Other measures such as twice-weekly testing of the entire student body -- which ACHA has recommended and a number of colleges are planning for the spring -- can prevent transmission but also make specific re-entry testing less imperative. Auburn has indeed expanded a sentinel testing program for the spring, though not to the frequency that ACHA has recommended. The program selects a random sample of students and employees weekly to participate, though taking the test after being selected is optional, not mandatory. Test turnaround has been improved from two to three days in the fall to less than 24 hours this term.

But with re-entry testing and other measures, colleges and universities are also weighing the potential benefits against the potential costs. Kam said that Auburn’s fall re-entry testing was paid for with CARES Act money.

“If we had spring re-entry testing, more than likely that would have had to be covered by each individual student,” Kam said.

Asking 20,000 undergraduates to get tested would also put a strain on state resources, he said.

“The use of the resources for relatively healthy asymptomatic people versus people who have been exposed or people who are having symptoms,” he said, “you are putting pressure on those testing centers for something that is optional.”

Kam acknowledged that more testing is likely not useless and more testing from the start of the pandemic would have been helpful. But the dynamics at Auburn have changed since last semester, he said, making re-entry testing less imperative. The fall semester, when students typically arrive at campus for the first time, is characterized by a flurry of socializing and events. Students want to make friends, get involved in Greek life and hang out at pools. In the spring, students have already gotten to know people in their residences and classes.

The cold weather, while it may push people inside, where the risk of transmission is greater, also broadly discourages socializing, Kam said.

Not everyone is happy with Auburn’s decision. One senior faculty member, who wished to remain anonymous, said he had serious concerns about doing away with the re-entry testing. His perspective, contrary to Kam’s, is that re-entry testing worked well in the fall. About 500 infected students were caught by the measure.
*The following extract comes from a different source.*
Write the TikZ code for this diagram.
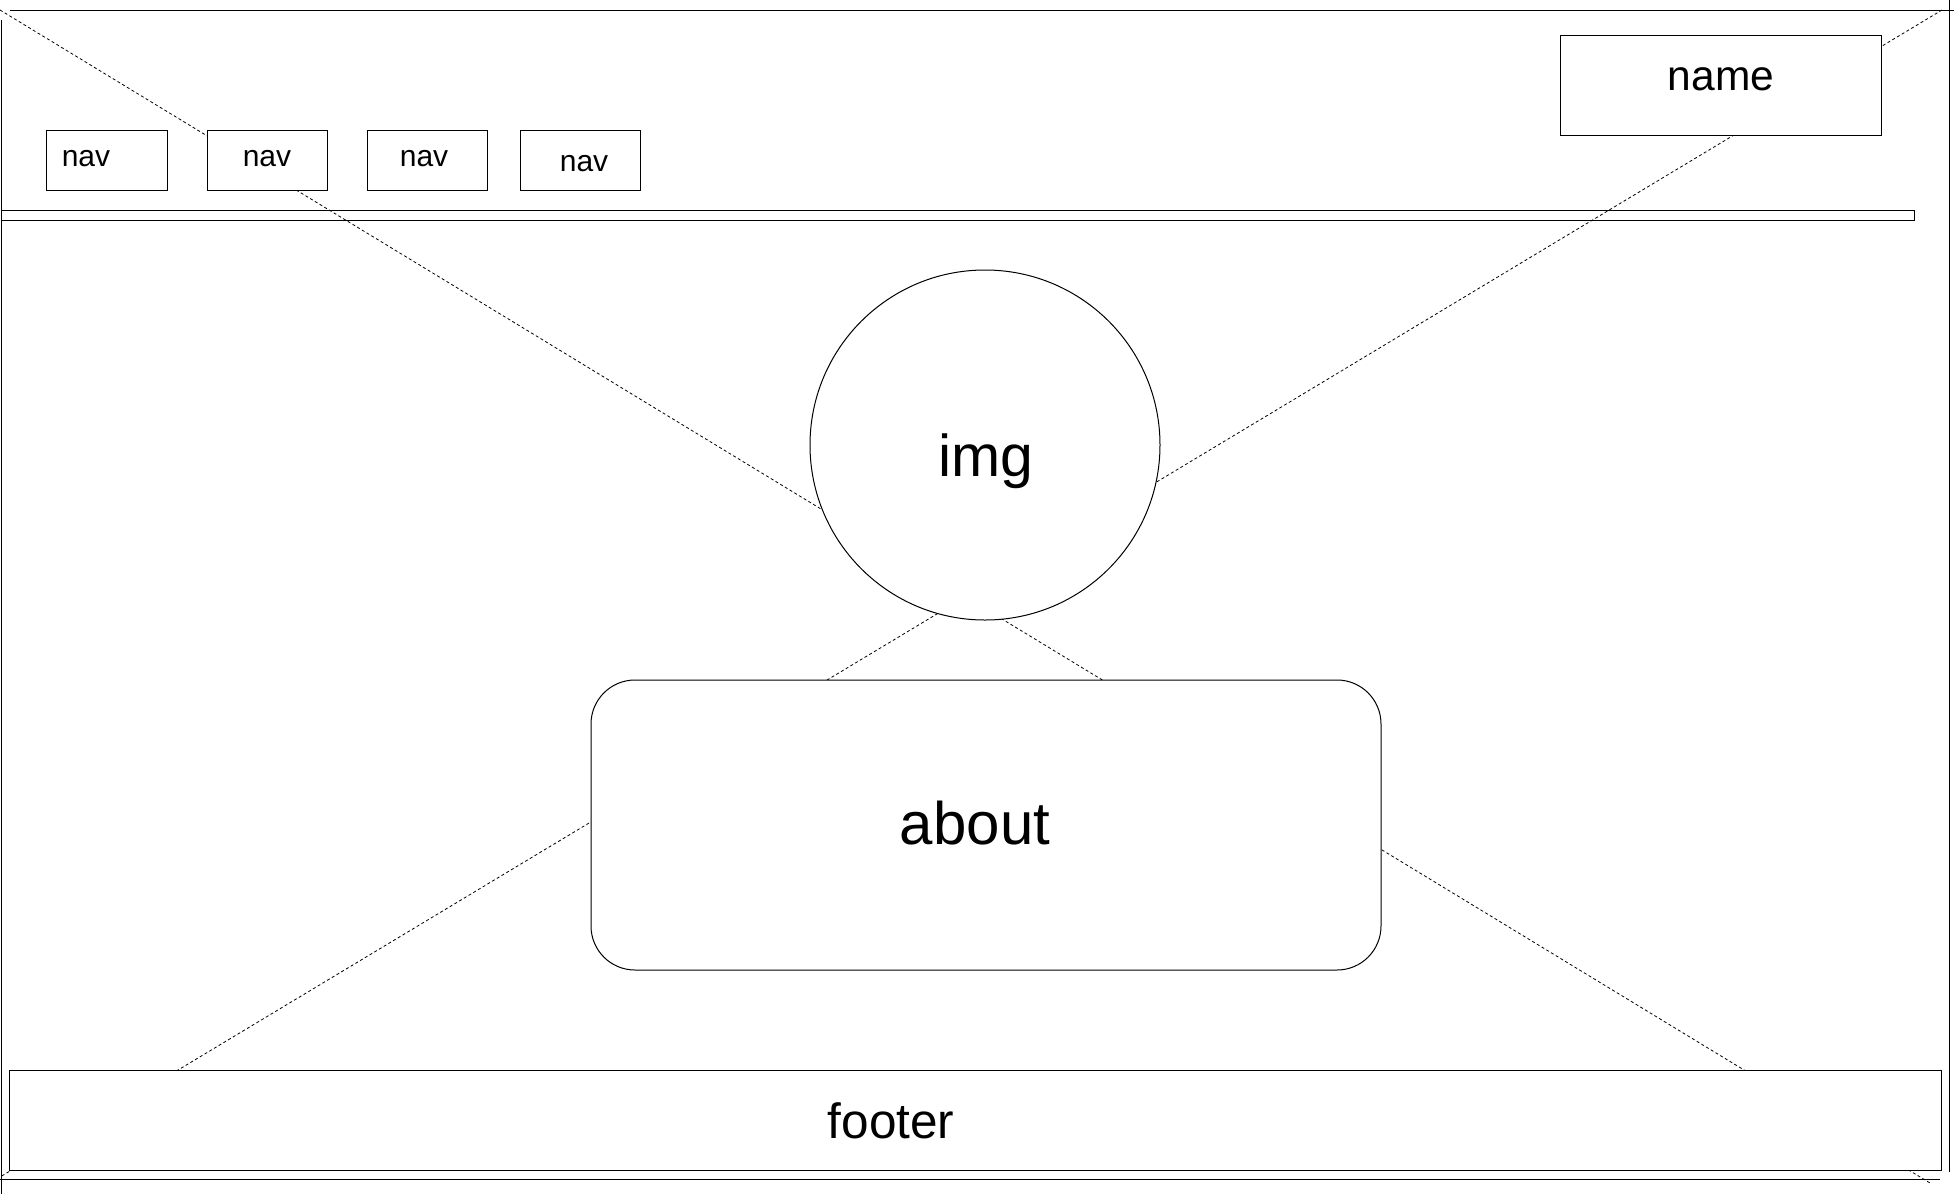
\documentclass[tikz,border=0pt]{standalone}
\usepackage{fontspec}
\setmainfont{Liberation Sans}
\begin{document}
\begin{tikzpicture}[x=1bp,y=-1bp,
  frameline/.style={line width=1bp,black},
  guide/.style={line width=0.8bp,black,dash pattern=on 3bp off 2.5bp},
  box/.style={draw,line width=1bp,fill=white,rectangle,inner sep=0pt},
  label/.style={anchor=base,inner sep=0pt,font=#1},
]
\useasboundingbox (0,0) rectangle (1954,1194);
% page diagonals (behind everything)
\coordinate (dA1) at (0,10);
\coordinate (dA2) at (1930,1183);
\coordinate (dB1) at (1942,10);
\coordinate (dB2) at (0,1177);
\draw[guide] (dA1) -- (dA2);
\draw[guide] (dB1) -- (dB2);
% outer page frame
\draw[frameline] (10,10) -- (1954,10);
\draw[frameline] (1,20) -- (1,1194);
\draw[frameline] (1949,0) -- (1949,1172);
\draw[frameline] (0,1179) -- (1940,1179);
% header separator bar
\draw[frameline] (1,210) rectangle (1914,220);
% navigation boxes
\node[box,minimum width=120bp,minimum height=60bp] (nav1) at (107,160) {};
\node[box,minimum width=120bp,minimum height=60bp] (nav2) at (267,160) {};
\node[box,minimum width=120bp,minimum height=60bp] (nav3) at (427,160) {};
\node[box,minimum width=120bp,minimum height=60bp] (nav4) at (580,160) {};
\node[label={\fontsize{30bp}{36bp}\selectfont}] (navt1) at (86,166) {nav};
\node[label={\fontsize{30bp}{36bp}\selectfont}] (navt2) at (267,166) {nav};
\node[label={\fontsize{30bp}{36bp}\selectfont}] (navt3) at (424,166) {nav};
\node[label={\fontsize{30bp}{36bp}\selectfont}] (navt4) at (584,171) {nav};
% site name
\node[box,minimum width=321bp,minimum height=100bp] (name) at (1720.5,85) {};
\node[label={\fontsize{42.5bp}{51bp}\selectfont}] (namet) at (1721,90) {name};
% profile picture
\node[draw,circle,line width=1bp,fill=white,minimum size=350bp,inner sep=0pt] (img) at (985,445) {};
\node[label={\fontsize{59bp}{71bp}\selectfont}] (imgt) at (986,476) {img};
% about section
\node[box,rounded corners=44bp,minimum width=790bp,minimum height=290bp] (about) at (986,825) {};
\node[label={\fontsize{60bp}{72bp}\selectfont}] (aboutt) at (975,844) {about};
% footer
\node[box,minimum width=1931bp,minimum height=100bp] (footer) at (975.5,1120) {};
\node[label={\fontsize{49.5bp}{60bp}\selectfont}] (footert) at (891,1138) {footer};
\end{tikzpicture}
\end{document}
“Almost immediately as we started doing the total number of counts and also the surveillance testing, the numbers got quite low quite quickly. Less than 100 per week,” he said. “There was certainly not rampant COVID on campus, and that’s in spite of our students going out to bars unmasked.”

The COVID-19 situation in Alabama and across the country is also currently much worse than it was late last summer, which could potentially result in more students coming to campus infected than last term, he said.

“If we want to create a bubble where we have all the people that we’re concerned about -- and that would be faculty, staff and students -- within a self-contained system and we’re trying to control the infection within that system, it seems to me a whole lot smarter to start out with less infection,” the professor said. “If we let everyone in the bubble who’s infected, we contaminate the bubble.” Controlling that early infection is possible without re-entry testing, but more difficult.

On the subject of the sentinel testing expansion, the professor, who works in a medicine-related field, said that while sentinel testing is helpful, it is more useful to see trends, rather than find cases to trace and isolate. Re-entry testing and mass testing of a campus population are measures that can do the latter.

Kam said that he still believes the campus will face “hiccups” in its coronavirus situation this term. More classes will be face-to-face this semester, and there will be more students on campus. “It’s going to be a bit more dysfunctional,” he said.

But on the subject of re-entry testing, Kam emphasized that classes at Auburn began Jan. 11. If university officials were likely to see a spike, he said, they would have seen it already.